6 Most Important Weight Loss Lessons to be Learnt From ‘The Biggest Losers’

THE BIGGEST LOSER -- Episode 808 -- Pictured: (l-r) Danny Cahill, Rebecca Meyer, Rudy Pauls, Liz Young, Allen Smith, Tracey Yukich, Daniel Wright, Shay Sorrells -- (Photo by: Trae Patton/NBC/NBCU Photo Bank via Getty Images)

A study that followed up on 14 contestants from the weight loss reality show “The Biggest Loser” confirms what some previous participants have been saying for years: The massive weight loss depicted on the show can be almost impossible to maintain perfectly, and in fact it is frighteningly easy to re-gain all the weight they lost — and then some.

That’s not surprising on its own. After all, contestants dedicate themselves wholly to weight loss for about seven months in an artificial environment that is impossible to maintain after the show ends. What’s more, the public scrutiny, as well as the financial incentives, make their success difficult to translate into post-show maintenance. But the reason for weight re-gain goes deeper than willpower, according to Kevin D. Hall, lead author of the study and a scientist at the National Institute of Diabetes and Digestive and Kidney Diseases at the National Institutes of Health.
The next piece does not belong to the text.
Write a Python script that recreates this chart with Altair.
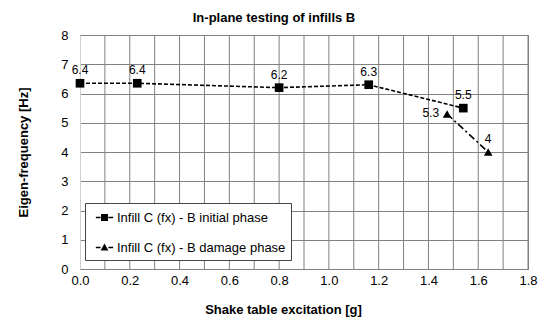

Hall found that former “Biggest Loser” participants had slower metabolisms than people of comparable age and body composition who never lost an extreme amount of weight. These slowed metabolisms persisted even years after appearing in the competition, according to the study, published Monday in the journal Obesity.

The researchers also found a key factor related to the “satiety hormone” leptin, which lets your body know when you’ve eaten enough. In line with past research that shows people who lose weight suffer a decline in leptin, the leptin levels of “Biggest Loser” contestants plummeted after the show and never fully returned to their pre-weight loss numbers.

These two factors, the researchers argue, create a perfect storm for weight re-gain because the body is slow to burn calories at the same time that hormone levels make a person feel like they need to keep eating. Indeed, the findings as they werefirst reported in the New York Times were accompanied by distressing testimony from former contestants who spoke of an overwhelming hunger and food cravings they couldn’t control.

“What people don’t understand is that a treat is like a drug,” Erinn Egbert, a season eight contestant, told the New York Times. “Two treats can turn into a binge over a three-day period. That is what I struggle with.”